> _Exercise aim_: Transcribe the listing in full, excluding any pictures.

::: Source data :::

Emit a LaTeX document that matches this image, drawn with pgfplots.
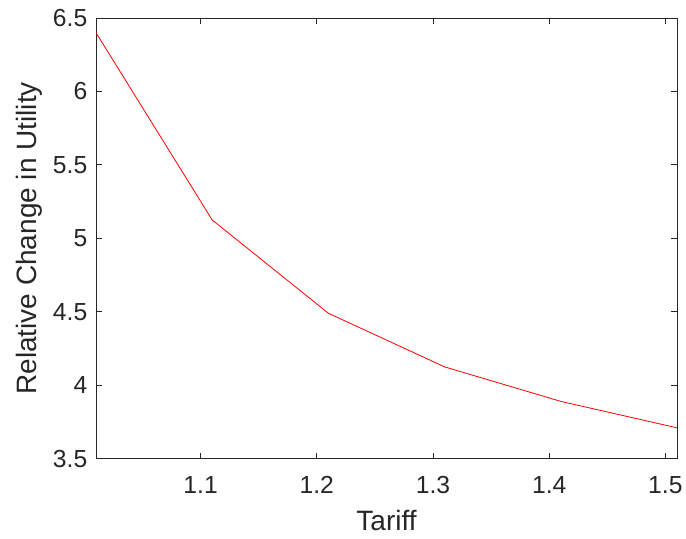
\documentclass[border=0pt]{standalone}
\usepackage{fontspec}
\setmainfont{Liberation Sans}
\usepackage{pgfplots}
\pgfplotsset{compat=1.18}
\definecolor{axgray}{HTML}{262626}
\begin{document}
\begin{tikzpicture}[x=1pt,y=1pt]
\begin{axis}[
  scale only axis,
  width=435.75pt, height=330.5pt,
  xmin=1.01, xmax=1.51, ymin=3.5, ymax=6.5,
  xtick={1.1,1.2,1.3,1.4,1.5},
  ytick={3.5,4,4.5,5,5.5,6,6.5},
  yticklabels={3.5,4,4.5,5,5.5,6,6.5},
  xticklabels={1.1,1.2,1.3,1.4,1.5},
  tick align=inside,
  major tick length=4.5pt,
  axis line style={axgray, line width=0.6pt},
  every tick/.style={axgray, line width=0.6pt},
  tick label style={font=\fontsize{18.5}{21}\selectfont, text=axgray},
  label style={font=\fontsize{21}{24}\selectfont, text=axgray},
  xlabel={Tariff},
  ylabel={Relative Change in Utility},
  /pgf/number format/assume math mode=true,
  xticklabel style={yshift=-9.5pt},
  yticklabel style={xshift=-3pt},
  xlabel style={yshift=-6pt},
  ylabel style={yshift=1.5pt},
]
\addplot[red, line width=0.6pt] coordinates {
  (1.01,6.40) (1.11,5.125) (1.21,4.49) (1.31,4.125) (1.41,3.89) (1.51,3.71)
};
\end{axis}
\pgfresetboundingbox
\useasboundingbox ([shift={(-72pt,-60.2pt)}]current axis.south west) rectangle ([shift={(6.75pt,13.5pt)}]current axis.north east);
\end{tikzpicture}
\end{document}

:::

> _Answer for this exercise_:
Emit a LaTeX document that matches this image, drawn with pgfplots.
\documentclass[border=0pt]{standalone}
\usepackage{fontspec}
\setmainfont{Liberation Sans}
\usepackage{pgfplots}
\pgfplotsset{compat=1.18}
\definecolor{axgray}{HTML}{262626}
\begin{document}
\begin{tikzpicture}[x=1pt,y=1pt]
\begin{axis}[
  scale only axis,
  width=435.75pt, height=330.5pt,
  xmin=1.01, xmax=1.51, ymin=3.5, ymax=6.5,
  xtick={1.1,1.2,1.3,1.4,1.5},
  ytick={3.5,4,4.5,5,5.5,6,6.5},
  yticklabels={3.5,4,4.5,5,5.5,6,6.5},
  xticklabels={1.1,1.2,1.3,1.4,1.5},
  tick align=inside,
  major tick length=4.5pt,
  axis line style={axgray, line width=0.6pt},
  every tick/.style={axgray, line width=0.6pt},
  tick label style={font=\fontsize{18.5}{21}\selectfont, text=axgray},
  label style={font=\fontsize{21}{24}\selectfont, text=axgray},
  xlabel={Tariff},
  ylabel={Relative Change in Utility},
  /pgf/number format/assume math mode=true,
  xticklabel style={yshift=-9.5pt},
  yticklabel style={xshift=-3pt},
  xlabel style={yshift=-6pt},
  ylabel style={yshift=1.5pt},
]
\addplot[red, line width=0.6pt] coordinates {
  (1.01,6.40) (1.11,5.125) (1.21,4.49) (1.31,4.125) (1.41,3.89) (1.51,3.71)
};
\end{axis}
\pgfresetboundingbox
\useasboundingbox ([shift={(-72pt,-60.2pt)}]current axis.south west) rectangle ([shift={(6.75pt,13.5pt)}]current axis.north east);
\end{tikzpicture}
\end{document}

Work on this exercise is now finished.